Netflix’s His & Hers arrives with the kind of pedigree that usually signals a prestige drama: a bestselling novel by Alice Feeney, a respected British film-maker in William Oldroyd and two global stars, Tessa Thompson and Jon Bernthal, placed at the centre of a small-town murder mystery. Set in rural Georgia, the six-part series follows a disgraced television reporter and a local detective whose past relationship becomes entangled in a brutal killing that links them both to the victim. On paper, the show promises a layered psychological thriller built around conflicting truths and unreliable perspectives. As The WP Times reports, Netflix is once again testing whether star power and glossy production can carry a mystery that depends on subtlety, structure and emotional tension.

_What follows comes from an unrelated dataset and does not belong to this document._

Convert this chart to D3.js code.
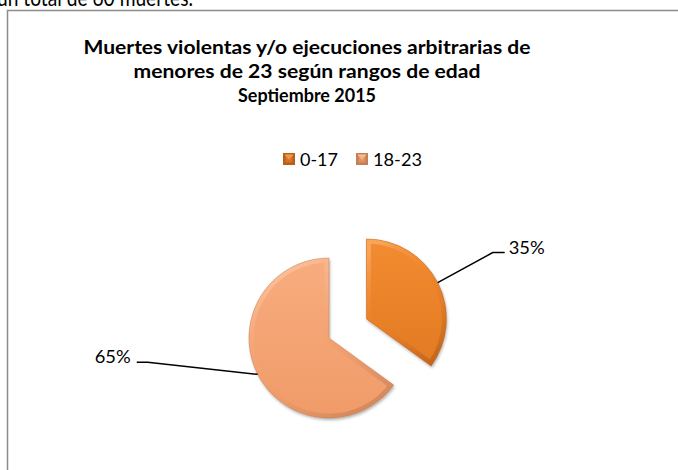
<!DOCTYPE html>
<html><head><meta charset="utf-8">
<script src="https://cdn.jsdelivr.net/npm/d3@7"></script>
<style>
html,body{margin:0;padding:0;background:#fff;}
svg{display:block;}
text{font-family:Lato,"Open Sans",sans-serif;}
</style></head>
<body>
<svg id="chart" width="678" height="470"></svg>
<script>
// ---- data ----
const categories = ["0-17", "18-23"];
const deaths = [21, 39];            // total 60 muertes -> 35% / 65%
const percentLabels = ["35%", "65%"];
const titleLines = [
  "Muertes violentas y/o ejecuciones arbitrarias de",
  "menores de 23 según rangos de edad",
  "Septiembre 2015"
];
const contextText = "un total de 60 muertes.";

// ---- layout ----
const svg = d3.select("#chart");
const W = 678, H = 470;
const cx = 329, cy = 338, R = 80, explode = 42;

const palette = [
  {base:"#F0842A", light:"#FBAE62", dark:"#B65E1A", top:"#F38B31", bottom:"#E27A23"},
  {base:"#F6A371", light:"#FDD0AE", dark:"#C47F56", top:"#F8AC7E", bottom:"#F09B69"}
];

const defs = svg.append("defs");
palette.forEach((p,i)=>{
  const g = defs.append("linearGradient").attr("id","fill"+i)
    .attr("x1",0).attr("y1",0).attr("x2",0).attr("y2",1);
  g.append("stop").attr("offset","0%").attr("stop-color",p.top);
  g.append("stop").attr("offset","100%").attr("stop-color",p.bottom);
  const b = defs.append("linearGradient").attr("id","bevel"+i)
    .attr("x1",0.2).attr("y1",0).attr("x2",0.8).attr("y2",1);
  b.append("stop").attr("offset","0%").attr("stop-color",p.light);
  b.append("stop").attr("offset","45%").attr("stop-color",p.base).attr("stop-opacity",0.2);
  b.append("stop").attr("offset","100%").attr("stop-color",p.dark);
});
const sh = defs.append("filter").attr("id","shadow").attr("x","-20%").attr("y","-20%").attr("width","140%").attr("height","140%");
sh.append("feDropShadow").attr("dx",1).attr("dy",2).attr("stdDeviation",1.6).attr("flood-color","#000").attr("flood-opacity",0.3);

// context text (partly cut off at top, as in the source page)
svg.append("text").attr("x",-3).attr("y",6)
  .attr("font-size",24).attr("fill","#000")
  .attr("textLength",196).attr("lengthAdjust","spacingAndGlyphs")
  .text(contextText);

// chart border
svg.append("path").attr("d",`M7.5,${H} V10.5 H${W}`)
  .attr("fill","none").attr("stroke","#8c8c8c").attr("stroke-width",1.5);

// title
const titleX = 307, titleWidths = [447, 347, 138], titleY = [54, 78, 102];
svg.append("g").selectAll("text").data(titleLines).join("text")
  .attr("x",titleX).attr("y",(d,i)=>titleY[i])
  .attr("text-anchor","middle").attr("font-weight","bold").attr("font-size",18.5)
  .attr("textLength",(d,i)=>titleWidths[i]).attr("lengthAdjust","spacingAndGlyphs")
  .text(d=>d);

// legend
const legX = [283, 356], legTextW = [38, 49];
const leg = svg.append("g").selectAll("g").data(categories).join("g")
  .attr("transform",(d,i)=>`translate(${legX[i]},153)`);
leg.append("rect").attr("width",12).attr("height",12)
  .attr("fill",(d,i)=>palette[i].dark);
leg.append("path").attr("d","M1.5,1.5 H10.5 L6,7 Z")
  .attr("fill",(d,i)=>palette[i].light).attr("opacity",0.9);
leg.append("rect").attr("x",2.5).attr("y",2.5).attr("width",7).attr("height",7)
  .attr("fill",(d,i)=>palette[i].base).attr("opacity",0.55);
leg.append("text").attr("x",17).attr("y",12.5).attr("font-size",17)
  .attr("textLength",(d,i)=>legTextW[i]).attr("lengthAdjust","spacingAndGlyphs")
  .text(d=>d);

// pie
const pie = d3.pie().sort(null).value(d=>d)(deaths);
const arc = d3.arc().innerRadius(0).outerRadius(R);
const offsets = [explode, 0];

const slices = svg.append("g").selectAll("g").data(pie).join("g")
  .attr("transform",(d,i)=>{
    const a = (d.startAngle+d.endAngle)/2;
    return `translate(${cx + offsets[i]*Math.sin(a)},${cy - offsets[i]*Math.cos(a)})`;
  });
slices.each(function(d,i){
  const g = d3.select(this);
  const path = arc(d);
  defs.append("clipPath").attr("id","clip"+i).append("path").attr("d",path);
  g.append("path").attr("d",path).attr("fill",`url(#fill${i})`).attr("filter","url(#shadow)");
  g.append("path").attr("d",path).attr("fill","none")
    .attr("stroke",`url(#bevel${i})`).attr("stroke-width",9)
    .attr("stroke-linejoin","round")
    .attr("clip-path",`url(#clip${i})`).attr("opacity",0.75);
  g.append("path").attr("d",path).attr("fill","none")
    .attr("stroke",palette[i].dark).attr("stroke-width",0.8).attr("opacity",0.6);
});

// leader lines and labels
const elbow = [[55,-30],[-110,-12]], tail = [12,-11];
pie.forEach((d,i)=>{
  const a = (d.startAngle+d.endAngle)/2;
  const ox = cx + offsets[i]*Math.sin(a), oy = cy - offsets[i]*Math.cos(a);
  const sx = ox + R*Math.sin(a), sy = oy - R*Math.cos(a);
  const ex = sx + elbow[i][0], ey = sy + elbow[i][1];
  const tx = ex + tail[i];
  svg.append("path").attr("d",`M${sx},${sy} L${ex},${ey} L${tx},${ey}`)
    .attr("fill","none").attr("stroke","#000").attr("stroke-width",1.5);
  const right = i===0;
  svg.append("text").attr("x", right ? tx+4 : tx-6).attr("y", ey+1)
    .attr("text-anchor", right ? "start" : "end").attr("font-size",17)
    .attr("textLength",36).attr("lengthAdjust","spacingAndGlyphs")
    .text(percentLabels[i]);
});
</script>
</body></html>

The story begins in the quiet town of Dahlonega, where a woman is found stabbed and staged with a taunting message — a crime so rare that it immediately draws national attention. Jack Harper, played by Bernthal, is the local detective tasked with handling a case that quickly becomes personal. At the same time, Anna Andrews, portrayed by Thompson, a former Atlanta news anchor who disappeared from the public eye after a family tragedy, returns to the town to cover the murder. What initially looks like a professional collision soon reveals a deeper connection: Jack and Anna were once married, and both have their own complicated history with the victim.
This overlapping of personal and professional lives should give His & Hers a powerful emotional engine. The central idea — that the same story can look radically different depending on who is telling it — is one of the most fertile themes in modern crime drama. Yet from the opening episodes, the series struggles to turn that concept into real suspense. Instead of forcing viewers to weigh competing truths, it offers a largely neutral, omniscient perspective that flattens what should be a morally and psychologically ambiguous story.
What is Netflix’s His & Hers and why did it attract so much attention
His & Hers was launched by Netflix on 8 January 2026 as a six-episode limited series, adapting Alice Feeney’s popular novel for a global audience. The project was widely seen as a major step for William Oldroyd, whose films Lady Macbethand Eileen established him as a director interested in power, repression and moral ambiguity. Moving into television gave him a chance to explore those themes over a longer narrative arc, something that, in theory, suits a mystery built on secrets and shifting perspectives.
Netflix reinforced those expectations by casting Tessa Thompson and Jon Bernthal in the lead roles. Thompson brings emotional intelligence and restraint to Anna, a journalist trying to reclaim both her career and her identity after personal loss. Bernthal, known for playing damaged, volatile men, gives Jack a rough, defensive edge that fits a detective haunted by his past. The supporting cast — including Sunita Mani, Pablo Schreiber and Marin Ireland — adds further weight, creating the impression of a carefully assembled ensemble drama rather than a disposable streaming thriller.
The series was also marketed as a story about truth in the age of media. With Anna returning to television to cover a murder that involves her own history, His & Hers Netflix touches on the uneasy relationship between journalism, personal trauma and public storytelling. That combination of crime, media and intimate relationships is one of the reasons the show generated strong interest ahead of its release.
Why is His & Hers on Netflix struggling to deliver a convincing mystery
The main problem with His & Hers Netflix is not a lack of ambition, but a failure to commit to its own narrative idea. The novel is built around the concept of two unreliable narrators — “his” and “hers” — each offering a version of events that forces the reader to question what is real. The television series largely abandons that device. Instead of immersing viewers in competing subjective worlds, it presents most scenes from a detached, all-seeing perspective. The audience is told that characters are lying, but rarely given enough contradictory evidence to actively doubt them.
That choice drains much of the tension from the story. The investigation unfolds in a straightforward way, even though the script insists that nothing and no one should be trusted. The result is a mismatch between what the series claims to be about and how it actually behaves. Viewers are encouraged to watch rather than to participate in the mystery.
The emotional core of the show also suffers. Thompson and Bernthal are meant to play two people with a long, painful shared history, yet their scenes together feel oddly muted. There is little sense of unresolved love, anger or betrayal between them, making it harder to believe that the murder threatens to expose something deeply personal. Without that emotional pressure, the crime becomes just another plot mechanism rather than a catalyst for genuine drama.
Visually, His & Hers is sleek but distant. The Georgia setting never feels fully alive, and the stylised lighting creates a glossy, almost artificial mood. Heavy use of voiceover — filled with vague, philosophical statements about lies and truth — further distances the viewer from the characters. Instead of deepening the story, it often underlines how thin the drama is.
In the end, His & Hers looks like prestige television but behaves like a routine streaming thriller. It has the cast, the budget and the pedigree of a major Netflix drama, yet it never quite finds the psychological depth or narrative sharpness that its premise promises.